I tried to remove the dataset completely and start from scratch by generating it out of Databrew uncompressed, but that also lead to the exact same outcome. The data refresh jobs keep hanging, it seems like they’re hanging at towards the end job (and at different rows). Nothing useful in Cloudwatch or logging at all. And the more I try to edit the data the more refresh jobs that initiate and just hang until they fail the next day.

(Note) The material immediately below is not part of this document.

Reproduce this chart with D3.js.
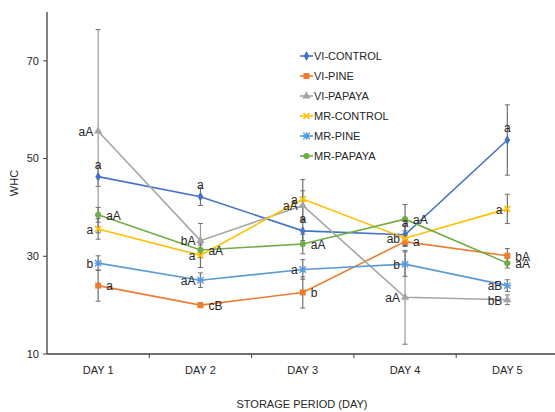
<!DOCTYPE html>
<html>
<head>
<meta charset="utf-8">
<script src="https://cdn.jsdelivr.net/npm/d3@7"></script>
<style>
  body { margin: 0; background: #fff; }
  svg { font-family: "Liberation Sans", Arial, sans-serif; }
</style>
</head>
<body>
<div id="chart"></div>
<script>
const days = ["DAY 1", "DAY 2", "DAY 3", "DAY 4", "DAY 5"];
const seriesNames = ["VI-CONTROL", "VI-PINE", "VI-PAPAYA", "MR-CONTROL", "MR-PINE", "MR-PAPAYA"];
const seriesColors = ["#4472C4", "#ED7D31", "#A5A5A5", "#FFC000", "#5B9BD5", "#70AD47"];

// mean WHC per day
const viControl = [46.3, 42.2, 35.2, 34.4, 53.8];
const viPine = [24.0, 20.0, 22.6, 33.0, 30.1];
const viPapaya = [55.6, 33.2, 40.4, 21.6, 21.1];
const mrControl = [35.6, 30.2, 41.7, 33.7, 39.7];
const mrPine = [28.6, 25.1, 27.3, 28.4, 24.0];
const mrPapaya = [38.5, 31.3, 32.5, 37.6, 28.6];

// error bar half widths
const viControlErr = [2.0, 1.8, 2.0, 2.0, 7.2];
const viPineErr = [3.2, 0.5, 3.2, 1.0, 1.5];
const viPapayaErr = [20.8, 3.5, 3.0, 9.6, 1.0];
const mrControlErr = [2.1, 2.5, 4.0, 1.5, 3.0];
const mrPineErr = [1.5, 1.5, 2.0, 2.5, 1.2];
const mrPapayaErr = [1.5, 1.0, 2.0, 3.0, 1.0];

// significance letters
const viControlTxt = ["a", "a", "a", "a", "a"];
const viPineTxt = ["a", "cB", "b", "a", "bA"];
const viPapayaTxt = ["aA", "bA", "aA", "aA", "bB"];
const mrControlTxt = ["a", "a", "a", "ab", "a"];
const mrPineTxt = ["b", "aA", "a", "b", "aB"];
const mrPapayaTxt = ["aA", "aA", "aA", "aA", "aA"];

const yTicks = [10, 30, 50, 70];

const series = [
  { values: viControl, err: viControlErr, txt: viControlTxt, marker: "diamond", place: "top" },
  { values: viPine, err: viPineErr, txt: viPineTxt, marker: "square", place: "right" },
  { values: viPapaya, err: viPapayaErr, txt: viPapayaTxt, marker: "triangle", place: "left" },
  { values: mrControl, err: mrControlErr, txt: mrControlTxt, marker: "x", place: "left" },
  { values: mrPine, err: mrPineErr, txt: mrPineTxt, marker: "star", place: "left" },
  { values: mrPapaya, err: mrPapayaErr, txt: mrPapayaTxt, marker: "circle", place: "right" }
].map((s, i) => ({ ...s, name: seriesNames[i], color: seriesColors[i] }));

const W = 555, H = 412;
const plot = { left: 47, top: 12, right: 558.5, bottom: 354 };

const svg = d3.select("#chart").append("svg")
    .attr("width", W).attr("height", H);

const x = d3.scaleBand().domain(days).range([plot.left, plot.right]);
const cx = d => x(d) + x.bandwidth() / 2;
const y = d3.scaleLinear().domain([10, 80]).range([plot.bottom, plot.top]);

// axes
const axisColor = "#404040";
svg.append("line").attr("x1", plot.left).attr("x2", plot.left)
    .attr("y1", plot.top).attr("y2", plot.bottom)
    .attr("stroke", axisColor).attr("stroke-width", 1.3);
svg.append("line").attr("x1", plot.left).attr("x2", W)
    .attr("y1", plot.bottom).attr("y2", plot.bottom)
    .attr("stroke", axisColor).attr("stroke-width", 1.3);

yTicks.forEach(t => {
    svg.append("line").attr("x1", plot.left - 4).attr("x2", plot.left)
        .attr("y1", y(t)).attr("y2", y(t)).attr("stroke", axisColor);
    svg.append("text").attr("x", plot.left - 8).attr("y", y(t)).attr("dy", "0.35em")
        .attr("text-anchor", "end").attr("font-size", 11).attr("fill", "#262626").text(t);
});

days.forEach((d, i) => {
    if (i > 0) {
        svg.append("line").attr("x1", x(d)).attr("x2", x(d))
            .attr("y1", plot.bottom).attr("y2", plot.bottom + 4).attr("stroke", axisColor);
    }
    svg.append("text").attr("x", cx(d)).attr("y", 374)
        .attr("text-anchor", "middle").attr("font-size", 11).attr("fill", "#262626").text(d);
});

svg.append("text").attr("x", 302).attr("y", 408).attr("text-anchor", "middle")
    .attr("font-size", 11).attr("fill", "#262626").text("STORAGE PERIOD (DAY)");
svg.append("text").attr("transform", "translate(18,183) rotate(-90)")
    .attr("text-anchor", "middle").attr("font-size", 11).attr("fill", "#262626").text("WHC");

// error bars
const errG = svg.append("g");
series.forEach(s => {
    s.values.forEach((v, i) => {
        const px = cx(days[i]);
        const y1 = y(v + s.err[i]), y2 = y(v - s.err[i]);
        errG.append("line").attr("x1", px).attr("x2", px).attr("y1", y1).attr("y2", y2)
            .attr("stroke", s.name === "VI-PAPAYA" ? "#9a9a9a" : "#6f6f6f").attr("stroke-width", 1.2);
        [y1, y2].forEach(yy => errG.append("line")
            .attr("x1", px - 2.5).attr("x2", px + 2.5).attr("y1", yy).attr("y2", yy)
            .attr("stroke", "#6f6f6f").attr("stroke-width", 1));
    });
});

// lines
const line = d3.line().x((v, i) => cx(days[i])).y(v => y(v));
series.forEach(s => {
    svg.append("path").attr("d", line(s.values)).attr("fill", "none")
        .attr("stroke", s.color).attr("stroke-width", 1.6);
});

function drawMarker(g, type, px, py, color) {
    if (type === "x") {
        const r = 3;
        g.append("path").attr("d", `M${px - r},${py - r}L${px + r},${py + r}M${px - r},${py + r}L${px + r},${py - r}`)
            .attr("stroke", color).attr("stroke-width", 1.6).attr("fill", "none");
    } else if (type === "star") {
        const r = 3.2;
        g.append("path").attr("d", `M${px - r},${py - r}L${px + r},${py + r}M${px - r},${py + r}L${px + r},${py - r}M${px},${py - r - 0.5}L${px},${py + r + 0.5}M${px - r - 0.5},${py}L${px + r + 0.5},${py}`)
            .attr("stroke", color).attr("stroke-width", 1.4).attr("fill", "none");
    } else {
        const sym = { diamond: d3.symbolDiamond, square: d3.symbolSquare, triangle: d3.symbolTriangle, circle: d3.symbolCircle }[type];
        const size = { diamond: 28, square: 36, triangle: 30, circle: 30 }[type];
        g.append("path").attr("d", d3.symbol().type(sym).size(size)())
            .attr("transform", `translate(${px},${py})`).attr("fill", color);
    }
}

// markers
const markG = svg.append("g");
series.forEach(s => {
    s.values.forEach((v, i) => drawMarker(markG, s.marker, cx(days[i]), y(v), s.color));
});

// point labels
const labG = svg.append("g").attr("font-size", 12).attr("fill", "#262626");
series.forEach(s => {
    s.values.forEach((v, i) => {
        const px = cx(days[i]), py = y(v);
        const t = labG.append("text").text(s.txt[i]);
        if (s.place === "top") {
            t.attr("x", px).attr("y", py - 8).attr("text-anchor", "middle");
        } else if (s.place === "right") {
            t.attr("x", px + 8).attr("y", py).attr("dy", "0.4em");
        } else {
            t.attr("x", px - 5).attr("y", py).attr("dy", "0.4em").attr("text-anchor", "end");
        }
    });
});

// legend
const legend = svg.append("g").attr("transform", "translate(300,56)");
series.forEach((s, i) => {
    const ly = i * 20;
    legend.append("line").attr("x1", 0).attr("x2", 13).attr("y1", ly).attr("y2", ly)
        .attr("stroke", s.color).attr("stroke-width", 1.6);
    drawMarker(legend, s.marker, 6.5, ly, s.color);
    legend.append("text").attr("x", 14).attr("y", ly).attr("dy", "0.36em")
        .attr("font-size", 11).attr("fill", "#262626").text(s.name);
});
</script>
</body>
</html>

Hi @quickersight - Welcome to AWS Quick Sight community and thanks for posting the question. To understand what is happening in background, it is better to raise a ticket to AWS Customer support and provide the details. I am suspecting the data volume is very high and that may taking time. Is it possible to create an athena table and use athena as a data source for the reporting rather reading the files from S3 directly.
@quickersight - Is there data points (i.e. records with attributes) which is not getting reconciled or validated with the datatype specified in the SPICE dataset?
That’s what I’m trying to figure out but there isn’t any logging anywhere to tell me what’s hanging up. I tried switching almost all of the fields to string to make sure it’s not a datatype issue with the columns, (sometimes the column I edit in Databrew will still show up as a different datatype in Quicksight, but I made sure to correct all of those). I can preview the data fine, I can look at the first and last 5000 rows of the data fine, and the job is hanging towards the very end after processing millions of rows.
I should also note that I ran a data profiling job on the data in databrew and that also hung up. I tried to point both to the edited/cleaned up data, and also the data source, but same issue…
When I point directly to the datasource, it allows me to query the data, but it erroring out when importing into Spice.
Oh I should also add that for the data profiling job in databrew, I upped the number of nodes to 20 thinking it might be a compute issue, but also ended up getting stuck
Are you able to test with a smaller sample of your data? That will tell you if the issue is related to the amount of data or if there’s a different issue.